Frédérique Desbuissons (INHA) : « Imagerie de la table et popularisation de la gastronomie en France au XIXe siècle » Frédérique Desbuissons a pour sujet de recherche la gastronomie dans sa dimension visuelle au XIXe siècle, siècle où l’imagerie connaît un très grand développement. Cette imagerie n’est pas bien sûr à proprement parler une documentation au premier degré mais elle donne des modèles de comportement. L’imagerie de table est avant tout urbaine et bourgeoise. Les manuels destinés à la cuisinière bourgeoise se démocratisent. On y apprend la découpe des poissons, des viandes, mais aussi différents modèles de présentation de table. Les imageries d’Epinal forment les enfants, par des découpages, au cadre de la salle à manger. De nombreuses publications se multiplient pour former les maîtresses de maison.
La caricature n’est pas en reste. Frédérique Desbuissons montre l’exemple de la couverture du journal Le Grelot du 21 mai 1871. Une caricature de Bertall, Paris à table, représentant Paris en « Mme Lutèce » avec cette légende :
Quelle fourchette !
Garçon ! encore 2 ou 3 généraux maître d’hôtel
Nous n’en avons plus
Eh bien, alors, une douzaine de colonels en mayonnaise…
Le mangeur en scène est une image, caricaturée ou pas, reprise de nombreuses fois par Grimod de la Reynière, Corcellet…L’image du repas d’artiste aussi.
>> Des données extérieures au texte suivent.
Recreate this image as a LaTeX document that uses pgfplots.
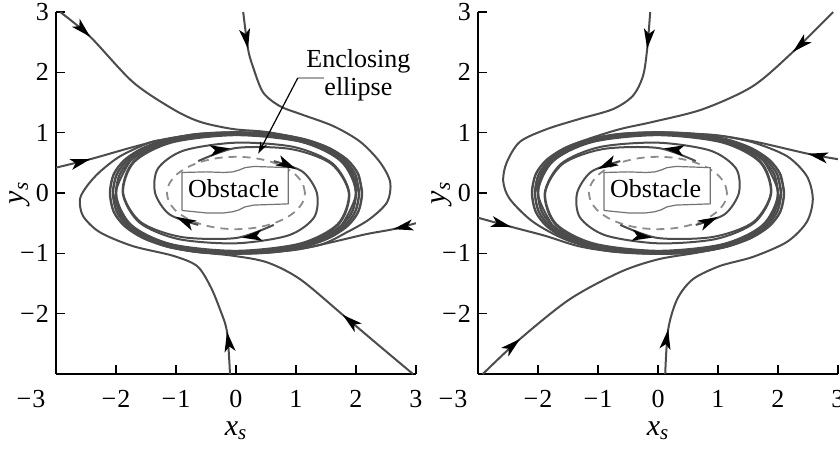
\documentclass[border=0pt]{standalone}
\usepackage{fontspec}
\setmainfont{Liberation Serif}
\usepackage{pgfplots}
\usepackage{pgfplotstable}
\pgfplotsset{compat=1.18}
\usetikzlibrary{arrows.meta}

\definecolor{trajc}{gray}{0.30}
\definecolor{dashc}{gray}{0.55}
\definecolor{obstc}{gray}{0.45}

% limit-cycle band (three neighbouring loops)
\pgfplotstableread{
x y
2.100 0
2.038 0.310
1.853 0.550
1.553 0.743
1.149 0.887
0.648 0.975
0 1.005
-0.648 0.975
-1.149 0.887
-1.553 0.743
-1.853 0.550
-2.038 0.310
-2.100 0
-2.038 -0.310
-1.853 -0.550
-1.553 -0.743
-1.149 -0.887
-0.648 -0.975
0 -1.005
0.648 -0.975
1.149 -0.887
1.553 -0.743
1.853 -0.550
2.038 -0.310
2.100 0
2.038 0.310
}\loopA
\pgfplotstableread{
x y
2.050 0
1.989 0.305
1.809 0.542
1.516 0.732
1.122 0.874
0.632 0.961
0 0.990
-0.632 0.961
-1.122 0.874
-1.516 0.732
-1.809 0.542
-1.989 0.305
-2.050 0
-1.989 -0.305
-1.809 -0.542
-1.516 -0.732
-1.122 -0.874
-0.632 -0.961
0 -0.990
0.632 -0.961
1.122 -0.874
1.516 -0.732
1.809 -0.542
1.989 -0.305
2.050 0
1.989 0.305
}\loopB
\pgfplotstableread{
x y
2.000 0
1.941 0.299
1.765 0.531
1.479 0.718
1.094 0.856
0.617 0.941
0 0.970
-0.617 0.941
-1.094 0.856
-1.479 0.718
-1.765 0.531
-1.941 0.299
-2.000 0
-1.941 -0.299
-1.765 -0.531
-1.479 -0.718
-1.094 -0.856
-0.617 -0.941
0 -0.970
0.617 -0.941
1.094 -0.856
1.479 -0.718
1.765 -0.531
1.941 -0.299
2.000 0
1.941 0.299
}\loopC
% enclosing ellipse
\pgfplotstableread{
x y
1.150 0
1.111 0.155
0.996 0.300
0.813 0.424
0.575 0.520
0.298 0.580
0 0.600
-0.298 0.580
-0.575 0.520
-0.813 0.424
-0.996 0.300
-1.111 0.155
-1.150 0
-1.111 -0.155
-0.996 -0.300
-0.813 -0.424
-0.575 -0.520
-0.298 -0.580
0 -0.600
0.298 -0.580
0.575 -0.520
0.813 -0.424
0.996 -0.300
1.111 -0.155
1.150 0
}\encl
% obstacle outline
\pgfplotstableread{
x y
-0.90 -0.29
-0.90 0.34
-0.50 0.35
-0.20 0.34
-0.05 0.35
0.05 0.38
0.15 0.42
0.30 0.44
0.60 0.43
0.87 0.42
0.87 -0.18
0.60 -0.19
0.30 -0.20
0.15 -0.23
0.05 -0.28
-0.05 -0.31
-0.20 -0.33
-0.50 -0.33
-0.90 -0.29
}\obst
% direction arrows on the trajectories: base point and step to the tip
\pgfplotstableread{
x y u v
-2.538 2.694 0.108 -0.104
0.174 2.538 0.026 -0.148
-2.575 0.521 0.145 0.039
-0.127 -2.448 -0.023 0.148
2.767 -0.568 -0.147 -0.032
1.895 -2.116 -0.115 0.096
-0.249 0.722 0.149 0.018
0.249 -0.722 -0.149 -0.018
0.865 0.460 0.135 -0.065
-0.865 -0.460 -0.135 0.065
}\arrowsL
\pgfplotstableread{
x y u v
2.361 2.441 -0.111 -0.101
-0.163 2.539 -0.017 -0.149
2.647 0.619 -0.147 0.031
0.146 -2.408 0.024 0.148
-2.595 -0.521 0.145 -0.039
-2.414 -2.518 0.114 0.098
0.249 0.722 -0.149 0.018
-0.249 -0.722 0.149 -0.018
-0.865 0.460 -0.135 -0.065
0.865 -0.460 0.135 0.065
}\arrowsR

\pgfplotsset{
  phase/.style={
    width=180pt, height=181pt, scale only axis,
    xmin=-3, xmax=3, ymin=-3, ymax=3, enlargelimits=false,
    axis lines*=left,
    axis line style={line width=0.9pt, black},
    tick align=inside, major tick length=4.5pt,
    every tick/.style={black, line width=0.8pt},
    xtick={-2,-1,0,1,2,3}, xticklabels={−\kern0.6pt2,−\kern0.6pt1,0,1,2,3},
    ytick={-2,-1,0,1,2,3}, yticklabels={−\kern0.6pt2,−\kern0.6pt1,0,1,2,3},
    extra x ticks={-3}, extra x tick labels={−\kern0.6pt3},
    extra x tick style={major tick length=0pt, xticklabel style={xshift=-12.5pt}},
    tick label style={font=\fontsize{13}{15}\selectfont},
    xticklabel style={yshift=-4.5pt},
    xlabel={\textit{x}\textsubscript{\textit{s}}},
    ylabel={\textit{y}\textsubscript{\textit{s}}},
    label style={font=\fontsize{15}{17}\selectfont},
    xlabel style={at={(axis description cs:0.5,-0.157)}, anchor=center},
    ylabel style={at={(axis description cs:-0.1,0.5)}, anchor=center},
  },
  traj/.style={trajc, line width=1pt, smooth},
  band/.style={trajc, line width=1.2pt, smooth},
  heads/.style={black, line width=0.8pt,
    quiver={u=\thisrow{u}, v=\thisrow{v}},
    -{Stealth[length=10pt,width=5.5pt,inset=2.5pt]}},
  ellip/.style={dashc, line width=0.9pt, dash pattern=on 4pt off 3pt, smooth},
  obstacle/.style={obstc, line width=0.6pt, fill=white},
}

\begin{document}
\begin{tikzpicture}
\useasboundingbox (0,0) rectangle (420pt,224.5pt);

% ---------- left: clockwise flow ----------
\begin{axis}[phase, at={(28pt,37.5pt)}, anchor=south west]
\addplot[ellip] table {\encl};
\addplot[obstacle] table {\obst};
\node[anchor=base, font=\fontsize{13}{15}\selectfont] at (axis cs:-0.04,-0.07) {Obstacle};

\addplot[band] table {\loopA};
\addplot[band] table {\loopB};
\addplot[band] table {\loopC};

% trajectories leaving the enclosing ellipse
\addplot[traj] coordinates {(-0.629,0.529) (0,0.746) (0.911,0.729) (1.586,0.484) (1.880,0) (1.696,-0.514) (1.065,-0.838) (0,-0.958) (-1.079,-0.848) (-1.747,-0.528) (-2.000,0) (-1.765,0.531)};
\addplot[traj] coordinates {(0.629,-0.529) (0,-0.746) (-0.911,-0.729) (-1.586,-0.484) (-1.880,0) (-1.696,0.514) (-1.065,0.838) (0,0.958) (1.079,0.848) (1.747,0.528) (2.000,0) (1.765,-0.531)};
\addplot[traj] coordinates {(0.629,0.529) (1.110,0.354) (1.348,0) (1.301,-0.405) (0.876,-0.702) (0,-0.834) (-0.964,-0.763) (-1.610,-0.489) (-1.888,0) (-1.714,0.516) (-1.087,0.850) (0,0.974) (1.115,0.868) (1.809,0.542) (2.050,0)};
\addplot[traj] coordinates {(-0.629,-0.529) (-1.110,-0.354) (-1.348,0) (-1.301,0.405) (-0.876,0.702) (0,0.834) (0.964,0.763) (1.610,0.489) (1.888,0) (1.714,-0.516) (1.087,-0.850) (0,-0.974) (-1.115,-0.868) (-1.809,-0.542) (-2.050,0)};

% trajectories arriving from outside
\addplot[traj] coordinates {(-2.93,3.0) (-2.43,2.59) (-1.72,1.84) (-1.05,1.39) (-0.6,1.18) (-0.05,1.06) (0.52,1.01) (1.149,0.887) (1.553,0.743) (1.853,0.550)};
\addplot[traj] coordinates {(0.12,3.0) (0.2,2.39) (0.28,2.1) (0.45,1.67) (0.73,1.44) (1.07,1.31) (1.62,1.11) (2.07,0.85) (2.4,0.51) (2.57,0.18) (2.52,-0.15) (2.23,-0.43) (1.85,-0.65) (1.4,-0.86) (0.648,-0.98) (0,-1.007) (-0.648,-0.977) (-1.149,-0.887)};
\addplot[traj] coordinates {(-3.0,0.42) (-2.43,0.56) (-1.72,0.76) (-1.15,0.9) (-0.632,0.965) (0,0.99) (0.632,0.961) (1.122,0.874) (1.516,0.732)};
\addplot[traj] coordinates {(-0.1,-3.0) (-0.15,-2.3) (-0.27,-1.92) (-0.43,-1.54) (-0.65,-1.21) (-1.05,-1.04) (-1.72,-0.88) (-2.27,-0.65) (-2.55,-0.38) (-2.6,-0.1) (-2.48,0.12) (-2.27,0.35) (-1.93,0.61) (-1.43,0.84) (-1.149,0.89) (-0.648,0.977) (0,1.007) (0.648,0.977)};
\addplot[traj] coordinates {(3.0,-0.5) (2.62,-0.6) (2.18,-0.68) (1.62,-0.81) (1.07,-0.93) (0.632,-0.975) (0,-0.99) (-0.632,-0.961) (-1.122,-0.874)};
\addplot[traj] coordinates {(2.95,-3.0) (2.35,-2.5) (1.78,-2.02) (1.07,-1.43) (0.52,-1.15) (-0.05,-1.04) (-0.648,-0.977) (-1.149,-0.887) (-1.553,-0.743)};

\addplot[heads] table {\arrowsL};

% callout
\draw[black!35, line width=1pt] (axis cs:1.03,1.907) -- (axis cs:1.47,1.907);
\draw[black, line width=0.6pt, -{Stealth[length=6pt,width=3.6pt]}] (axis cs:1.03,1.907) -- (axis cs:0.37,0.65);
\node[anchor=base, font=\fontsize{13}{15}\selectfont] at (axis cs:2.04,2.085) {Enclosing};
\node[anchor=base, font=\fontsize{13}{15}\selectfont] at (axis cs:2.04,1.62) {ellipse};
\end{axis}

% ---------- right: counter-clockwise flow ----------
\begin{axis}[phase, at={(239pt,37.5pt)}, anchor=south west]
\addplot[ellip] table {\encl};
\addplot[obstacle] table {\obst};
\node[anchor=base, font=\fontsize{13}{15}\selectfont] at (axis cs:-0.04,-0.07) {Obstacle};

\addplot[band] table {\loopA};
\addplot[band] table {\loopB};
\addplot[band] table {\loopC};

\addplot[traj] coordinates {(0.629,0.529) (0,0.746) (-0.911,0.729) (-1.586,0.484) (-1.880,0) (-1.696,-0.514) (-1.065,-0.838) (0,-0.958) (1.079,-0.848) (1.747,-0.528) (2.000,0) (1.765,0.531)};
\addplot[traj] coordinates {(-0.629,-0.529) (0,-0.746) (0.911,-0.729) (1.586,-0.484) (1.880,0) (1.696,0.514) (1.065,0.838) (0,0.958) (-1.079,0.848) (-1.747,0.528) (-2.000,0) (-1.765,-0.531)};
\addplot[traj] coordinates {(-0.629,0.529) (-1.110,0.354) (-1.348,0) (-1.301,-0.405) (-0.876,-0.702) (0,-0.834) (0.964,-0.763) (1.610,-0.489) (1.888,0) (1.714,0.516) (1.087,0.850) (0,0.974) (-1.115,0.868) (-1.809,0.542) (-2.050,0)};
\addplot[traj] coordinates {(0.629,-0.529) (1.110,-0.354) (1.348,0) (1.301,0.405) (0.876,0.702) (0,0.834) (-0.964,0.763) (-1.610,0.489) (-1.888,0) (-1.714,-0.516) (-1.087,-0.850) (0,-0.974) (1.115,-0.868) (1.809,-0.542) (2.050,0)};

\addplot[traj] coordinates {(2.92,3.0) (2.25,2.34) (1.58,1.77) (0.75,1.39) (-0.08,1.18) (-0.63,1.06) (-1.149,0.9) (-1.553,0.746) (-1.853,0.550)};
\addplot[traj] coordinates {(-0.13,3.0) (-0.18,2.39) (-0.25,1.94) (-0.42,1.61) (-0.75,1.39) (-1.3,1.23) (-1.85,1.06) (-2.3,0.85) (-2.52,0.51) (-2.58,0.2) (-2.47,-0.1) (-2.08,-0.48) (-1.52,-0.78) (-0.85,-0.96) (0,-1.01) (0.648,-0.98) (1.149,-0.887) (1.553,-0.743)};
\addplot[traj] coordinates {(3.0,0.56) (2.5,0.65) (1.67,0.84) (1.1,0.94) (0.632,0.975) (0,0.99) (-0.632,0.961) (-1.122,0.874) (-1.516,0.732)};
\addplot[traj] coordinates {(0.12,-3.0) (0.17,-2.26) (0.32,-1.76) (0.58,-1.43) (1.03,-1.21) (1.58,-1.06) (2.15,-0.81) (2.48,-0.48) (2.58,-0.1) (2.48,0.28) (2.15,0.61) (1.58,0.84) (1.03,0.95) (0.648,0.98) (0,1.007) (-0.648,0.977) (-1.149,0.887)};
\addplot[traj] coordinates {(-3.0,-0.41) (-2.45,-0.56) (-1.88,-0.71) (-1.33,-0.88) (-0.78,-0.965) (0,-0.99) (0.632,-0.961) (1.122,-0.874) (1.516,-0.732)};
\addplot[traj] coordinates {(-2.92,-3.0) (-2.3,-2.42) (-1.47,-1.76) (-0.63,-1.31) (0,-1.1) (0.648,-0.99) (1.149,-0.887) (1.553,-0.743)};

\addplot[heads] table {\arrowsR};
\end{axis}
\end{tikzpicture}
\end{document}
Celle des grands boulevards parisiens, « le Boulevard », devient, elle, représentative de l’image du spectacle de la table : « Dînent ceux qui font prévaloir la chère. Mangent, ceux qui la font servir à d’autres desseins, principalement à celui d’apparaître » (Jean-Paul Aron). La caricature de Grandville, l’agrément d’un salon de cent couverts (dans Les dimanches d’un bourgeois de Paris, Guy de Maupassant, 1826), en est, pour Frédérique Desbuissons, un bel exemple.
Pierre Provoyeur (conservateur général honoraire, directeur de FRAME pour la France) Un projet d’exposition auquel participe Pierre Provoyeur est en cours d’élaboration sur le thème des arts de la table entre France, États-Unis, Canada. Une association s’est formée, réunissant des spécialistes de ces trois pays.
Un des traits d’union les plus spectaculaires dans ce domaine pour Pierre Convoyeur, c’est le paquebot Normandie, symbole du luxe des années 30. La salle à manger des 1ères classes conçue par Pierre Patout offre un décor exceptionnel à la représentation théâtrale du repas. La recherche de l’intimité par le choix de petites tables (de 2 à 4 personnes) contraste avec la monumentalité du lieu. De la vaisselle, hélas, il ne reste que peu de choses au musée des Arts décoratifs, quand on sait que 50 000 pièces furent commandées à la société Daum et 40 000 à la société Christofle par la Compagnie générale transatlantique.